Palestinians in Israel are clearly a homeland minority, but this has never been recognized by Israel and they have no collective rights — in other words, they are treated as immigrants in their homeland. The Vision Documents sought to challenge this.
From right to left, the Jewish-Israeli reaction to the Vision Documents was, to quote Israel Studies professors Ilan Peleg and Dov Waxman, “overwhelmingly negative and hostile”. Following their publication, the Institute for Zionist Strategies (IZS), an Israeli think-tank, coordinated meetings of influential Israelis from across the Zionist political spectrum to discuss how to respond — and concluded that a Nation State Law was needed.
In a 2009 paper referring explicitly to the Vision Documents, the IZS warned that a “small group of intellectuals have been advocating a radical liberal form of democracy which would elevate the ideal of absolute equality among all groups”, meaning that “one must treat Jews and Arabs, as individuals and as a collective, identically” (original emphasis). Collective equality would, they argued, damage Israel’s Jewish character, making it “imperative” to enact a law “defining explicitly [Israel’s] Jewish character and mission”.
From 2009 the IZS worked with Knesset member Avi Dichter, then a member of the centrist Kadima party, on the Nation State Law; it was presented to the Knesset in 2011 and, after much delay and wrangling, passed in 2018. The law cemented Jewish collective rights — affirming the state’s national symbols as Jewish and exclusively promoting Jewish settlement — and, by stipulating that national self-determination in Israel is only for Jews, barred Palestinian collective rights. This was reinforced by the downgrading of Arabic — its status as an official language had been the sole formal recognition of Arab history in the land. Celebrating the passing of the law, Dichter proclaimed: “the most you [Palestinian citizens] can do is to live among us as a national minority that enjoys equal individual rights, but not equality as a national minority”.
The Vision Documents’ proposals stood little chance of ever becoming reality, and by the time the Nation State Law passed, they had lost any momentum they ever had within Israel’s Palestinian society. So why was the very suggestion of collective equality, or national self-determination, for Palestinians in Israel perceived as so threatening?
At one level, it would result in the transfer of some power from Jewish to Palestinian hands, and advantaged groups generally seek to retain their power. At another, it has been suggested that the law could be used if Israel annexes of large parts of the West Bank, to retain the state’s Jewish character even if Jews become a minority.

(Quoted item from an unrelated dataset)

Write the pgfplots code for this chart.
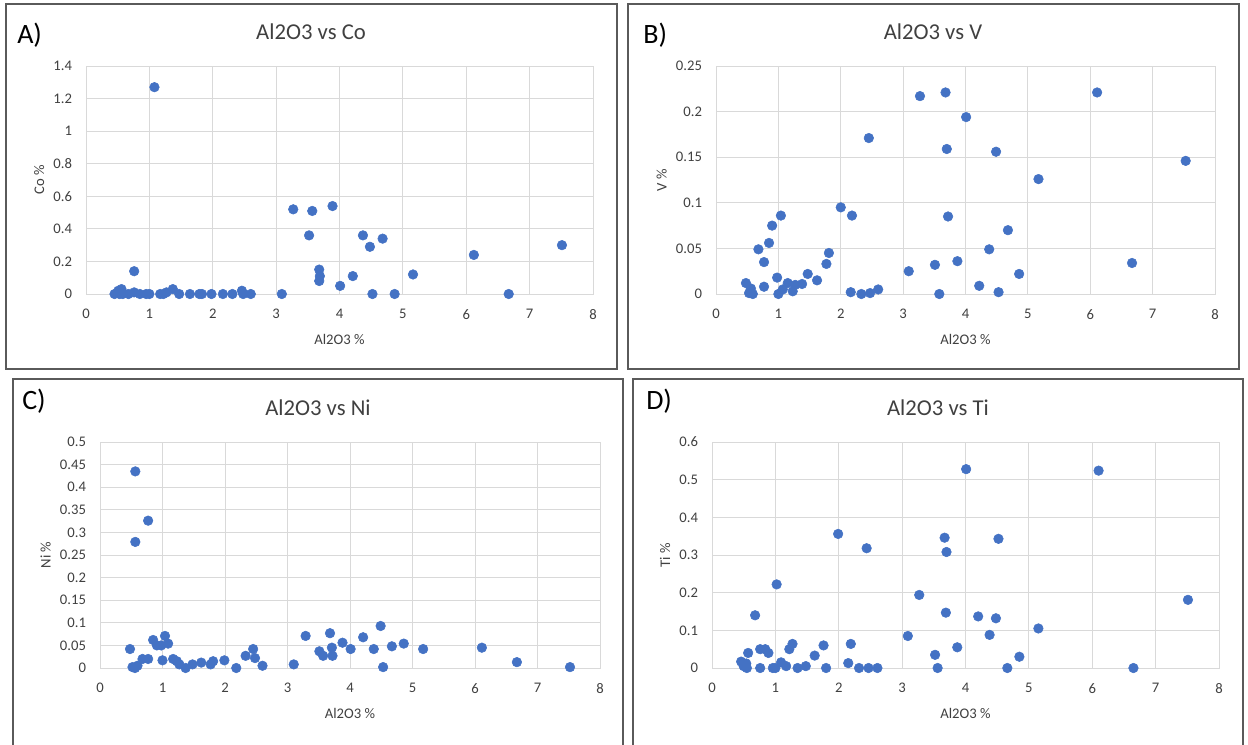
\documentclass[border=0pt]{standalone}
\usepackage{pgfplots}
\pgfplotsset{compat=1.18}
\usepackage{pgfplotstable}
\usepackage{fontspec}
\setmainfont{Carlito}

\definecolor{dotblue}{HTML}{4472C4}
\definecolor{gridgray}{HTML}{D9D9D9}
\definecolor{txt}{HTML}{404040}
\definecolor{framegray}{HTML}{5A5A5A}

% Al2O3 (x) against the trace elements (y), in %
\pgfplotstableread{
x y
1.08 1.27
0.76 0.14
0.45 0.00
0.51 0.02
0.53 0.00
0.56 0.03
0.58 0.00
0.67 0.00
0.76 0.01
0.85 0.00
0.95 0.00
1.00 0.00
1.17 0.00
1.22 0.00
1.27 0.01
1.37 0.03
1.47 0.00
1.64 0.00
1.79 0.00
1.83 0.00
1.98 0.00
2.16 0.00
2.31 0.00
2.46 0.02
2.48 0.00
2.60 0.00
3.09 0.00
3.27 0.52
3.57 0.51
3.52 0.36
3.89 0.54
3.68 0.15
3.69 0.11
3.68 0.08
4.01 0.05
4.21 0.11
4.37 0.36
4.48 0.29
4.68 0.34
4.52 0.00
4.87 0.00
5.16 0.12
6.12 0.24
6.67 0.00
7.51 0.30
}\cotable

\pgfplotstableread{
x y
0.48 0.012
0.53 0.001
0.56 0.006
0.59 0.000
0.68 0.049
0.77 0.035
0.77 0.008
0.85 0.056
0.90 0.075
0.98 0.018
1.00 0.000
1.04 0.086
1.07 0.005
1.15 0.012
1.23 0.003
1.27 0.010
1.38 0.011
1.47 0.022
1.62 0.015
1.77 0.033
1.81 0.045
2.00 0.095
2.18 0.086
2.16 0.002
2.33 0.000
2.45 0.171
2.47 0.001
2.60 0.005
3.09 0.025
3.27 0.217
3.68 0.221
3.70 0.159
3.72 0.085
3.51 0.032
3.58 0.000
3.87 0.036
4.01 0.194
4.49 0.156
4.38 0.049
4.68 0.070
4.22 0.009
4.53 0.002
4.86 0.022
5.17 0.126
6.11 0.221
6.67 0.034
7.53 0.146
}\vtable

\pgfplotstableread{
x y
0.48 0.042
0.52 0.002
0.565 0.435
0.565 0.279
0.56 0.000
0.60 0.005
0.68 0.020
0.77 0.326
0.77 0.020
0.85 0.062
0.91 0.050
0.98 0.050
1.00 0.017
1.04 0.071
1.09 0.054
1.17 0.020
1.23 0.015
1.27 0.008
1.37 0.000
1.48 0.008
1.62 0.012
1.77 0.008
1.81 0.015
1.99 0.017
2.18 0.000
2.33 0.027
2.45 0.042
2.48 0.022
2.60 0.005
3.10 0.008
3.29 0.071
3.51 0.037
3.57 0.027
3.68 0.077
3.71 0.045
3.72 0.027
3.88 0.056
4.01 0.042
4.21 0.068
4.38 0.042
4.49 0.093
4.53 0.002
4.67 0.048
4.86 0.054
5.17 0.042
6.11 0.045
6.67 0.013
7.52 0.002
}\nitable

\pgfplotstableread{
x y
0.46 0.017
0.50 0.005
0.54 0.012
0.57 0.040
0.55 0.000
0.68 0.140
0.76 0.050
0.76 0.000
0.84 0.050
0.89 0.040
0.96 0.000
1.00 0.000
1.02 0.222
1.09 0.015
1.17 0.005
1.22 0.050
1.27 0.064
1.35 0.000
1.48 0.005
1.62 0.033
1.76 0.060
1.80 0.000
1.99 0.356
2.15 0.013
2.19 0.064
2.32 0.000
2.44 0.318
2.47 0.000
2.61 0.000
3.09 0.085
3.27 0.194
3.52 0.035
3.56 0.000
3.67 0.346
3.70 0.308
3.69 0.147
3.87 0.055
4.01 0.528
4.52 0.343
4.20 0.137
4.48 0.132
4.38 0.088
5.15 0.105
4.85 0.030
4.66 0.000
6.10 0.524
6.65 0.000
7.51 0.181
}\titable

\pgfplotsset{
  panel/.style={
    scale only axis,
    anchor=south west,
    xmin=0, xmax=8, xtick={0,1,...,8},
    ymin=0,
    grid=major,
    major grid style={gridgray, line width=0.75pt},
    axis line style={gridgray, line width=0.75pt},
    major tick length=0pt,
    tick label style={font=\fontsize{11}{13}\selectfont, text=txt},
    xticklabel style={yshift=-8pt},
    yticklabel style={xshift=-7pt},
    label style={font=\fontsize{11}{13}\selectfont, text=txt},
    xlabel style={yshift=-4pt},
    /pgf/number format/assume math mode=true,
    /pgf/number format/fixed,
    xlabel={Al2O3 \%},
    clip=false,
  },
  dots/.style={only marks, mark=*, mark size=3.6pt,
    mark options={draw=dotblue, fill=dotblue}},
}

\begin{document}
\begin{tikzpicture}
\path[use as bounding box] (0pt,0pt) rectangle (936pt,-558pt);

% panel frames
\draw[framegray, line width=1.1pt] (4.5pt,-3pt) rectangle (462.75pt,-276.75pt);
\draw[framegray, line width=1.1pt] (471pt,-3pt) rectangle (929.25pt,-276.75pt);
\draw[framegray, line width=1.1pt] (9.75pt,-560pt) -- (9.75pt,-284.25pt) -- (467.25pt,-284.25pt) -- (467.25pt,-560pt);
\draw[framegray, line width=1.1pt] (474.75pt,-560pt) -- (474.75pt,-284.25pt) -- (932.25pt,-284.25pt) -- (932.25pt,-560pt);

\begin{axis}[panel, at={(64.5pt,-220.5pt)}, width=380.25pt, height=171pt,
  ymax=1.4, ytick={0,0.2,0.4,0.6,0.8,1,1.2,1.4}, ylabel={Co \%}]
\addplot[dots] table {\cotable};
\end{axis}

\begin{axis}[panel, at={(537pt,-220.5pt)}, width=374.25pt, height=171pt,
  ymax=0.25, ytick={0,0.05,0.1,0.15,0.2,0.25}, ylabel={V \%}]
\addplot[dots] table {\vtable};
\end{axis}

\begin{axis}[panel, at={(75pt,-501pt)}, width=375pt, height=169.5pt,
  ymax=0.5, ytick={0,0.05,0.1,0.15,0.2,0.25,0.3,0.35,0.4,0.45,0.5}, ylabel={Ni \%}]
\addplot[dots] table {\nitable};
\end{axis}

\begin{axis}[panel, at={(534pt,-501pt)}, width=380.25pt, height=169.5pt,
  ymax=0.6, ytick={0,0.1,0.2,0.3,0.4,0.5,0.6}, ylabel={Ti \%}]
\addplot[dots] table {\titable};
\end{axis}

% titles and panel letters
\begin{scope}[x=0.75pt, y=-0.75pt]
\tikzset{ttl/.style={text=txt, font=\fontsize{17}{19}\selectfont, anchor=base, inner sep=0pt},
         lett/.style={font=\fontsize{21}{23}\selectfont, anchor=base west, inner sep=0pt}}
\node[ttl] at (311,39) {Al2O3 vs Co};
\node[ttl] at (933,39) {Al2O3 vs V};
\node[ttl] at (318,415) {Al2O3 vs Ni};
\node[ttl] at (938,415) {Al2O3 vs Ti};
\node[lett] at (17,43) {A)};
\node[lett] at (643,43) {B)};
\node[lett] at (22,409) {C)};
\node[lett] at (646,409) {D)};
\end{scope}
\end{tikzpicture}
\end{document}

There may also be a deeper explanation. Chaim Gans characterizes the prevailing conception of Zionism as “Proprietary Zionism”, which sees the (entire) Land of Israel as having always belonged to the Jews, and been taken from them unjustly, meaning they never lost ownership. Gans argues that Palestinians are therefore perceived as squatters on land stolen from the Jewish people, meaning that granting Palestinians collective rights based on their historic presence in Israel would be seen as “tantamount to granting rights to a thief”.
Gans argues that the belief that the entire Land of Israel has always belonged to the Jews alone also underlies Jewish Israeli support for West Bank settlements: public land in the West Bank “cannot belong to the Arab collective because the Arabs enjoy no collective proprietary rights in the Land of Israel”.
Conflict Studies Professor Nadim Rouhana identifies a related belief common in Zionist thought: the denial not only of the historical Palestinian claim to the land, but also of Palestinian attachment to it. Rouhana argues that this denial is necessary for Zionism to morally legitimize the uprooting of Palestinian people from the land which took place in 1948 during the Nakba, and which continues today through the dispossession of Palestinians in the West Bank, East Jerusalem and the Negev.
Accepting that Israel’s Palestinian citizens are a homeland minority entitled to collective rights would necessarily accept their history in, connection to and rights in the land, challenging some of Israel’s foundational myths and undermining the ideological basis of the settlement project. The Nation State Law’s exclusion of the possibility of Palestinian collective rights in Israel can therefore be understood as part of wider Israeli efforts to deny the Palestinian connection to the land.
Yet whilst national self-determination for Palestinian citizens might challenge prevailing Zionist narratives, it is not intrinsically incompatible with Zionism, and some Zionist thinkers have explored how a balance could be struck. In their book Israel’s Palestinians: The Conflict Within, Peleg and Waxman propose that rather than being a “Jewish state”, Israel should be a “Jewish homeland and state of all its citizens”, in which Palestinians are recognized as a homeland minority and granted collective rights. Gans’ concept of “egalitarian Zionism” (proposed as an alternative to proprietary Zionism) argues that Jews and Palestinians in Israel should both have autonomy at sub-state level, only departing from the principle of equality to the extent necessary to ensure a Jewish majority and state security. While both proposals assume a traditional two-state solution, now slipping ever further out of reach, respect for the collective rights of both Palestinians and Jews is likely to be integral to any solution.
The Supreme Court’s decision to uphold the Nation State Law surprised no one: striking down the law would have been perceived as a bold political intervention and resulted in an escalation of the attacks to which the court is already subject. Only Justice Karra in dissent held that the law is undemocratic because it puts Jewish national interests above democratic principles by excluding non-Jewish citizens.
The Nation State Law demonstrates that Israel remains a nation unable to come to terms with its past by recognizing the true character of its Palestinian population as a homeland minority, as part of a people whose long history in the land was disturbed and uprooted by the fulfillment of the Zionist vision. Until this history is acknowledged and respected, and Palestinian citizens attributed the rights flowing from it, meaningful equality for Palestinians and Jews in Israel will remain out of reach.